Seven people were indiscriminately murdered in a rural area between the municipalities Uramita and Peque, in the west of the central Colombian Antioquia department. The department’s government secretary, Andres Julian Rendon Cardona, confirmed Thursday morning that authorities believe the killings to be the latest in a spate of rival drug gang-related violence.

Diana Maria Isaza Moreno, a local government representative, told El Colombiano that the incident occurred at around 6PM Wednesday when a group of seventeen attacked two car loads of people traveling between the two municipalities.

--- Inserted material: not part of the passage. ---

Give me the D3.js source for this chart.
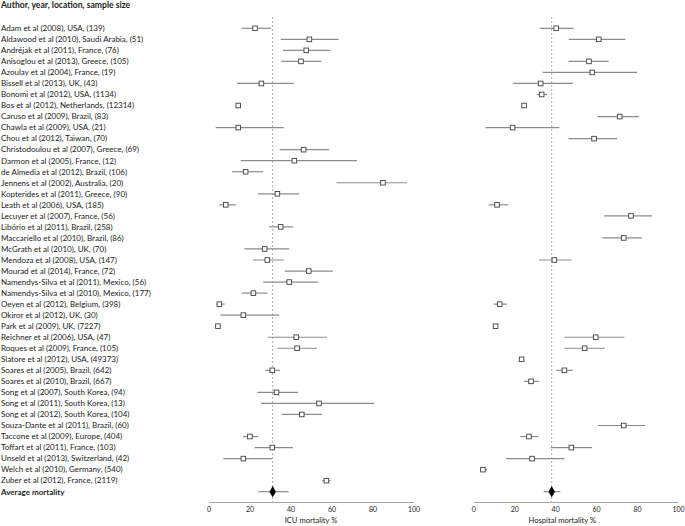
<!DOCTYPE html>
<html>
<head>
<meta charset="utf-8">
<script src="https://cdn.jsdelivr.net/npm/d3@7"></script>
<style>
  body { margin: 0; background: #fff; }
  svg text { font-family: Lato, "Open Sans", sans-serif; fill: #222; }
</style>
</head>
<body>
<svg id="chart" width="685" height="526"></svg>
<script>
// Studies, one per row (last row is the pooled average)
var studies = ["Adam et al (2008), USA, (139)", "Aldawood et al (2010), Saudi Arabia, (51)",
  "Andréjak et al (2011), France, (76)", "Anisoglou et al (2013), Greece, (105)",
  "Azoulay et al (2004), France, (19)", "Bissell et al (2013), UK, (43)",
  "Bonomi et al (2012), USA, (1134)", "Bos et al (2012), Netherlands, (12314)",
  "Caruso et al (2009), Brazil, (83)", "Chawla et al (2009), USA, (21)",
  "Chou et al (2012), Taiwan, (70)", "Christodoulou et al (2007), Greece, (69)",
  "Darmon et al (2005), France, (12)", "de Almedia et al (2012), Brazil, (106)",
  "Jennens et al (2002), Australia, (20)", "Kopterides et al (2011), Greece, (90)",
  "Leath et al (2006), USA, (185)", "Lecuyer et al (2007), France, (56)",
  "Libório et al (2011), Brazil, (258)", "Maccariello et al (2010), Brazil, (86)",
  "McGrath et al (2010), UK, (70)", "Mendoza et al (2008), USA, (147)",
  "Mourad et al (2014), France, (72)", "Namendys-Silva  et al (2011), Mexico, (56)",
  "Namendys-Silva et al (2010), Mexico, (177)", "Oeyen et al (2012), Belgium, (398)",
  "Okiror et al (2012), UK, (30)", "Park et al (2009), UK, (7227)",
  "Reichner et al (2006), USA, (47)", "Roques et al (2009), France, (105)",
  "Slatore et al (2012), USA, (49373)", "Soares et al (2005), Brazil, (642)",
  "Soares et al (2010), Brazil, (667)", "Song et al (2007), South Korea, (94)",
  "Song et al (2011), South Korea, (13)", "Song et al (2012), South Korea, (104)",
  "Souza-Dante et al (2011), Brazil, (60)", "Taccone et al (2009), Europe, (404)",
  "Toffart et al (2011), France, (103)", "Unseld et al (2013), Switzerland, (42)",
  "Welch et al (2010), Germany, (540)", "Zuber et al (2012), France, (2119)",
  "Average mortality"];

// ICU mortality % (null = not reported)
var icuMean = [22.7, 49.2, 47.7, 45.1, null, 25.8, null, 14.5, null, 14.5, null, 46.4, 41.9, 18.1,
  85.1, 33.6, 8.4, null, 35.2, null, 27.4, 28.7, 48.9, 39.4, 21.9, 5.3, 17.0, 4.6, 42.8, 43.2,
  null, 31.1, null, 33.2, 53.9, 45.5, null, 20.2, 31.1, 17.0, null, 57.5, 31.3];
var icuLow = [16.2, 35.2, 36.3, 35.5, null, 13.9, null, null, null, 3.5, null, 34.7, 15.7, 11.5,
  62.4, 24.1, 5.3, null, 29.5, null, 17.5, 21.7, 37.2, 26.7, 16.2, 3.7, 5.8, null, 28.9, 33.6,
  null, 27.7, null, 23.8, 25.6, 35.7, null, 16.7, 22.5, 7.2, null, 55.4, 24.3];
var icuHigh = [30.5, 63.5, 59.4, 55.0, null, 41.6, null, null, null, 36.7, null, 58.9, 72.4, 26.7,
  96.8, 44.3, 13.3, null, 41.4, null, 39.4, 37.0, 60.7, 53.4, 28.7, 7.9, 34.5, null, 57.8, 52.9,
  null, 34.9, null, 43.7, 80.9, 55.4, null, 24.3, 41.2, 31.1, null, 59.6, 39.1];

// Hospital mortality %
var hospMean = [40.5, 61.3, null, 56.5, 58.1, 32.9, 33.4, 24.8, 71.5, 19.2, 59.0, null, null, null,
  null, null, 11.6, 77.0, null, 73.5, null, 39.6, null, null, null, 12.9, null, 10.9, 59.8, 54.4,
  23.6, 44.5, 28.2, null, null, null, 73.5, 27.2, 47.9, 28.7, 4.7, null, 38.3];
var hospLow = [32.4, 46.6, null, 46.6, 33.9, 19.4, 31.0, null, 60.6, 5.9, 46.6, null, null, null,
  null, null, 7.5, 64.0, null, 63.0, null, 32.1, null, null, null, 10.0, null, null, 44.6, 44.6,
  null, 40.5, 24.8, null, null, null, 60.8, 23.0, 37.8, 16.0, 3.4, null, 34.4];
var hospHigh = [49.0, 74.3, null, 66.1, 80.0, 48.7, 36.0, null, 80.9, 42.0, 70.3, null, null, null,
  null, null, 17.0, 87.3, null, 82.4, null, 48.1, null, null, null, 16.5, null, null, 73.8, 64.2,
  null, 48.6, 32.1, null, null, null, 84.0, 31.9, 58.0, 44.6, 6.7, null, 42.5];

var ticks = [0, 20, 40, 60, 80, 100];

var svg = d3.select("#chart");
var axisY = 502;

var y = d3.scalePoint()
  .domain(d3.range(studies.length))
  .range([28.3, 491.7]);

// Header
svg.append("text")
  .attr("x", 1).attr("y", 5).attr("dy", "0.35em")
  .style("font-size", "8.6px").style("font-weight", "bold")
  .text("Author, year, location, sample size");

// Study labels
svg.selectAll("text.label")
  .data(studies)
  .enter()
  .append("text")
  .attr("class", "label")
  .attr("x", 1)
  .attr("y", function(d, i) { return y(i); })
  .attr("dy", "0.35em")
  .style("font-size", "8px")
  .style("font-weight", function(d, i) { return i == studies.length - 1 ? "bold" : "normal"; })
  .text(function(d) { return d; });

// Draw one forest panel
function panel(range, mean, low, high, title, titleAt)
{
  var x = d3.scaleLinear().domain([0, 100]).range(range);
  var g = svg.append("g");
  var last = studies.length - 1;

  // reference line at the pooled mean
  g.append("line")
    .attr("x1", x(mean[last])).attr("x2", x(mean[last]))
    .attr("y1", 17).attr("y2", axisY)
    .attr("stroke", "#8fb3e0").attr("stroke-width", 1)
    .attr("stroke-dasharray", "2,2");

  var rows = d3.range(studies.length).filter(function(i) { return mean[i] != null; });

  // confidence intervals
  g.selectAll("line.ci")
    .data(rows.filter(function(i) { return low[i] != null; }))
    .enter()
    .append("line")
    .attr("class", "ci")
    .attr("x1", function(i) { return x(low[i]); })
    .attr("x2", function(i) { return x(high[i]); })
    .attr("y1", function(i) { return y(i); })
    .attr("y2", function(i) { return y(i); })
    .attr("stroke", "#8c8c8c").attr("stroke-width", 1.2);

  // study squares
  g.selectAll("rect.pt")
    .data(rows.filter(function(i) { return i != last; }))
    .enter()
    .append("rect")
    .attr("class", "pt")
    .attr("x", function(i) { return x(mean[i]) - 2.3; })
    .attr("y", function(i) { return y(i) - 2.3; })
    .attr("width", 4.6).attr("height", 4.6)
    .attr("fill", "#fff").attr("stroke", "#404040").attr("stroke-width", 0.9);

  // pooled diamond
  g.append("path")
    .attr("d", d3.symbol().type(d3.symbolDiamond).size(36))
    .attr("transform", "translate(" + x(mean[last]) + "," + y(last) + ")")
    .attr("fill", "#000");

  // axis
  var axis = g.append("g")
    .attr("transform", "translate(0," + axisY + ")")
    .call(d3.axisBottom(x).tickValues(ticks).tickSize(0).tickPadding(5));
  axis.select(".domain").attr("stroke", "#a6a6a6");
  axis.selectAll("text")
    .style("font-family", "Lato, sans-serif").style("font-size", "7px").attr("fill", "#222");

  g.append("text")
    .attr("x", x(titleAt)).attr("y", 520).attr("dy", "0.35em")
    .style("text-anchor", "middle").style("font-size", "7.6px")
    .text(title);
}

panel([208.5, 413.5], icuMean, icuLow, icuHigh, "ICU mortality %", 50);
panel([473.3, 678], hospMean, hospLow, hospHigh, "Hospital mortality %", 43.5);
</script>
</body>
</html>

“When they were going to leave the principal road they were shot at by an armed group,” Isaza Moreno said. A 2-year-old girl is among the dead, and further two people were injured in the incident.

Rendon Cardona said he believes that a turf war between rival drug trafficking gangs in the region is behind the massacre.

Antioquia governor Luis Alfredo Ramos Botero called a security council meeting to address this, the latest in a series of massacres in the department.

Four people were killed and injured three others in the town of Cisneros, Antioquia on Monday. The previous Friday eight people were murdered during a shoot-out in an Antioquia nightclub.

Authorities attribute the wave of killings to a struggle between local narco kingpins “Valenciano” and “Sebastian” for control of the local drug trade. The two druglords were mid-level members of the Medellin criminal organization “Office of Envigado” run by the now-extradited “Don Berna.”

When the organization collapsed following Don Berna’s extradition, Medellin saw a rise in the murder rate, which authorities attribute in part to a feud between Valenciano and Sebastian, who had risen in the ranks to contest the position of number one drug trafficker.

According to La Hoja magazine, rivals battling for control of the Antioquia region hope to secure a corridor of mobility for arms and drug trafficking to the Uraba region, from which trafficking routes run to the Pacific coast.

In the first trimester of 2010, 503 murders were registered as linked to the bloody gang war, a 54.8% increase from the same period in 2009, Efe reports.